Lawsuit Against Maryland Malpractice Lawyer by Referring Lawyer

The wrote an opinion of interest to attorneys who receive referrals from other Maryland lawyers in malpractice cases.

This case involves a Maryland lawyer who referred a cancer misdiagnosis case involving an allegedly misread mammogram to a lawyer that handles medical malpractice cases, agreeing to a fee split. Before referring the case out, the original lawyer filed the malpractice lawsuit.

The Defendant sought summary judgment claiming the statute of limitations had tolled because the alleged failure to diagnose cancer occurred more than three years after limitations had passed. Plaintiff prevailed on summary judgment. The opinion does not say, but I assume it was a discovery rule issue – the patient did not know of the malpractice until after it had occurred.

Then things got interesting. The malpractice case settled the claim for $225,000, far less than the referring lawyer had hoped.
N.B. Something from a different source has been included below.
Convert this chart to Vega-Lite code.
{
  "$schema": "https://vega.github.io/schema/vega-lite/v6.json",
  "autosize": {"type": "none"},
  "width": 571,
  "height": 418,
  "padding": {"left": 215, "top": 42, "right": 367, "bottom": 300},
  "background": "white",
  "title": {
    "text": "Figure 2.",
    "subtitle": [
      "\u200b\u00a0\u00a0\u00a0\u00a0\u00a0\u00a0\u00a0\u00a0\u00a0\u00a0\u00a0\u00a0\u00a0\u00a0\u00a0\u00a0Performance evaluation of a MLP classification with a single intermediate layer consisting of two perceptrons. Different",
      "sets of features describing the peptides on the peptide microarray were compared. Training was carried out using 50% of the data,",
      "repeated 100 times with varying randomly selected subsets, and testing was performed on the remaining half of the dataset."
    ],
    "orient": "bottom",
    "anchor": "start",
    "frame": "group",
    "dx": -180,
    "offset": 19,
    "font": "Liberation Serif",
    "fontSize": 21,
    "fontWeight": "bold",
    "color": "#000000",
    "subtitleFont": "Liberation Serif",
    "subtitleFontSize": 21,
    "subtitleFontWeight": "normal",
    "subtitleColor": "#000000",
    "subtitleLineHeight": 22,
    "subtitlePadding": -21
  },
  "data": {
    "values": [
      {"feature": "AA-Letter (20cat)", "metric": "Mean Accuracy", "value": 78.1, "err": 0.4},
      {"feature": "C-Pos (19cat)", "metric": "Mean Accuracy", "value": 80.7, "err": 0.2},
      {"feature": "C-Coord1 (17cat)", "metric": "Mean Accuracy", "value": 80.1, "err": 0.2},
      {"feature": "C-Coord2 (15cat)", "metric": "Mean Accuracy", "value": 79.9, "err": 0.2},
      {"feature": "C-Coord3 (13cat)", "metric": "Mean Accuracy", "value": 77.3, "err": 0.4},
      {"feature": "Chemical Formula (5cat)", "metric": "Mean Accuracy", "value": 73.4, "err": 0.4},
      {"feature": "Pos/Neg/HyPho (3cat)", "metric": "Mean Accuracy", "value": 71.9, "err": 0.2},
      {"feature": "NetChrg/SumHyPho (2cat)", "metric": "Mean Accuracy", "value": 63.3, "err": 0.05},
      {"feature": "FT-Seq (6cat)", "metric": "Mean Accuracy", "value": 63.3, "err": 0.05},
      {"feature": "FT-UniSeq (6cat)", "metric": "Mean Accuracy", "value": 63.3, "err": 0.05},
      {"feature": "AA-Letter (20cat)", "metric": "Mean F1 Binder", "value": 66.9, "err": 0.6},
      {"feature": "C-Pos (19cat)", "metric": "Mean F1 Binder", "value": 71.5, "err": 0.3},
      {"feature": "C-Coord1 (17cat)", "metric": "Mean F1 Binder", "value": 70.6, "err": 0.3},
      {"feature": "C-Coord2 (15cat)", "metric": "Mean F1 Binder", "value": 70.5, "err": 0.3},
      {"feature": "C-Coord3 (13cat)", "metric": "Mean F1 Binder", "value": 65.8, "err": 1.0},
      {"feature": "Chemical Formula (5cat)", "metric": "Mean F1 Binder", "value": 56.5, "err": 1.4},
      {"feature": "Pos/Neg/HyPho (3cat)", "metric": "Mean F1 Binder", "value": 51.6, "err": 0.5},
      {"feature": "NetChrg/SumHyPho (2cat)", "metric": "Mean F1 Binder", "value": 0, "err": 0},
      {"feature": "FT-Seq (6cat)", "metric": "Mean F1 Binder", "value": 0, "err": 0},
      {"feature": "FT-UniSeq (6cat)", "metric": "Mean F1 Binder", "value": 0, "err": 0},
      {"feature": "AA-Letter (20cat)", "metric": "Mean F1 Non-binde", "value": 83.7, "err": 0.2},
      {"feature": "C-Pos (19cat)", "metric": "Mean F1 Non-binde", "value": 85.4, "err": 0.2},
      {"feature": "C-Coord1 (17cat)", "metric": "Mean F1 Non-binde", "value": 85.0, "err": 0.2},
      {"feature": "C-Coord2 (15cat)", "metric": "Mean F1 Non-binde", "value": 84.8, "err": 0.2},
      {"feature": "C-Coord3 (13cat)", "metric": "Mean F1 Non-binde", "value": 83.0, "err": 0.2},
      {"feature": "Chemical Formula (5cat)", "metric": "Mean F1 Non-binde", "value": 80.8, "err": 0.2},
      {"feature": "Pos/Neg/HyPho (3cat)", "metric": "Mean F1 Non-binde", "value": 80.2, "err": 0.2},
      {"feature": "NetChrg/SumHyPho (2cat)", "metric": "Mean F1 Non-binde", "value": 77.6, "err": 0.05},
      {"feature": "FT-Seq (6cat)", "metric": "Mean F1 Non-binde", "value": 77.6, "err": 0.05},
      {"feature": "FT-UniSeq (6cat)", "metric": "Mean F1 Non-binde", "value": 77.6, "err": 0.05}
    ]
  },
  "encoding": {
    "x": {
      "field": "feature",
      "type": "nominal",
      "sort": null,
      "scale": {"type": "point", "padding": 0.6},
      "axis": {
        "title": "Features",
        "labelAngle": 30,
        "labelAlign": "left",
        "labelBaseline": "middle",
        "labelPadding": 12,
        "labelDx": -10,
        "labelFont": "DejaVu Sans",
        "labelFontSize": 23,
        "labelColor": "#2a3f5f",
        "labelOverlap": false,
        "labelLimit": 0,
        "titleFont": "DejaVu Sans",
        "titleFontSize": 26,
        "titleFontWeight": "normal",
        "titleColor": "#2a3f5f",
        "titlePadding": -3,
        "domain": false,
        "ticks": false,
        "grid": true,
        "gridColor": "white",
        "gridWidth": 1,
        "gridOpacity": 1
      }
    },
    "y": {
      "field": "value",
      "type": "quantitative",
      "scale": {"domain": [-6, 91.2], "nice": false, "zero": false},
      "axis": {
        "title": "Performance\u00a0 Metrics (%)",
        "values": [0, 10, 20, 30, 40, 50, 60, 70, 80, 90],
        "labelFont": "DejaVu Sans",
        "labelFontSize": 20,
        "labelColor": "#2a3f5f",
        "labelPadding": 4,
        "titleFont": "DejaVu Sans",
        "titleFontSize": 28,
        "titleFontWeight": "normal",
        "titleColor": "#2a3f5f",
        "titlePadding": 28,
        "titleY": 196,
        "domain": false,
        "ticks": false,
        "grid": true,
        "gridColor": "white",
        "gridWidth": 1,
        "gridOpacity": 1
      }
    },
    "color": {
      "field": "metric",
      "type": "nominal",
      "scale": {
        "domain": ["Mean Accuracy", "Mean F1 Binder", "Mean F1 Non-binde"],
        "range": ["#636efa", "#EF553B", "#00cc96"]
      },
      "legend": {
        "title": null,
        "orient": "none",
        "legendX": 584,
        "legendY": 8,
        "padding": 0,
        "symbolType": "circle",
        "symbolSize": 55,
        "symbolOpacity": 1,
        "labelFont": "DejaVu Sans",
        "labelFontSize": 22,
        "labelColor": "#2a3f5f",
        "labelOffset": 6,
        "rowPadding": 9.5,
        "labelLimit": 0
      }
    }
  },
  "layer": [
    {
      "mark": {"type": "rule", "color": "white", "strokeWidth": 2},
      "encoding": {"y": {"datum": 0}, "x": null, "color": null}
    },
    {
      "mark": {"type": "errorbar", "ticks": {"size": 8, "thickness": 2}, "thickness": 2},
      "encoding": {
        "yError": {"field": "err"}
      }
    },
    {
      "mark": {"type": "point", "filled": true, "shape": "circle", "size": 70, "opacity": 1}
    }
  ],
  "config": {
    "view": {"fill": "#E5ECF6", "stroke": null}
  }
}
Allegedly, the medical malpractice lawyer sold the clients on the settlement by “deliberately misle[ading] the [Plaintiffs] into settling by telling them limitations remained a ‘serious concern’”; “telling them that they had been victims of malpractice by [the referring lawyer]”; and “suggesting to them that they sue [the referring lawyer] for malpractice.”
The referring lawyer alleged a ton of things: negligence, fraudulent concealment,
breach of fiduciary duty, intentional interference with contract, breach of contract, and the tort of blaming another lawyer for a bad malpractice settlement. (Okay, I made up the last one.) Essentially, the referring lawyer was upset with what the malpractice lawyer told the clients and by the fact that the case settled for $225,000 when the settlement judge (I’m assuming at the pretrial) recommended the case settle for $350,000.
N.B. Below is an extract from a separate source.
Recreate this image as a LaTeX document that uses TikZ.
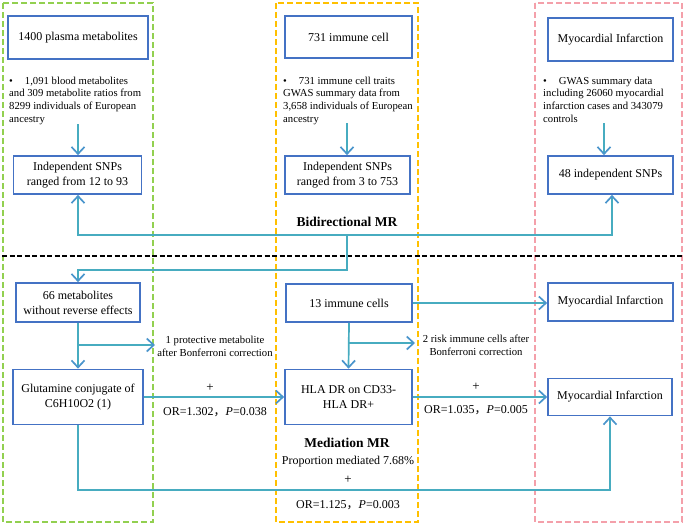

In a 34-page opinion, the Maryland Court of Special Appeals affirmed the judgment on the basis that even if the referring lawyer’s allegation were true – the medical malpractice lawyer misinformed the clients and settled the case for less than it was worth – these allegations do not give rise to a tort or contract action by the referring lawyer.

You can read the entire opinion here. It is amazing to me how the court sticks to the facts with little editorializing. I would not be able to do it.

Updated:
  • James O’HAre AIC AIS VP claims

    Sad- Having negotiated more than 1000 med mal cases to conclusion, a case is only worth what the plaintiff says yes to. Each case has 4 subjective value. In decreasing order plainiff atty, the judge, defense counsel and the claims adjuster who handles more of them. Just an objective view of subjectivity.
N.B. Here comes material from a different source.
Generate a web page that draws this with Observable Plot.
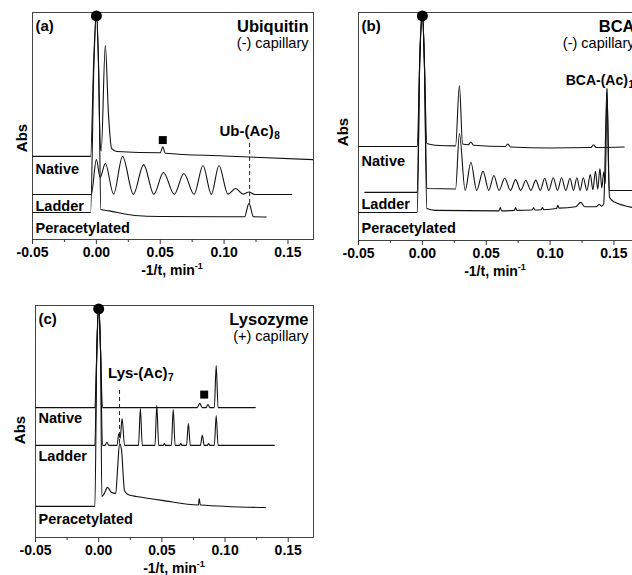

  • James O’HAre AIC AIS VP claims

    Sad- Having negotiated more than 1000 med mal cases to conclusion, a case is only worth what the plaintiff says yes to. Each case has 4 subjective value. In decreasing order plainiff atty, the judge, defense counsel and the claims adjuster who handles more of them. Just an objective view of subjectivity.

  • Tired Maryland Lawyer

    You wonder what the real story is here. Was limitations really an issue? Was this a close call on the discovery rule? Or was the client wrongly pressured into a settlement?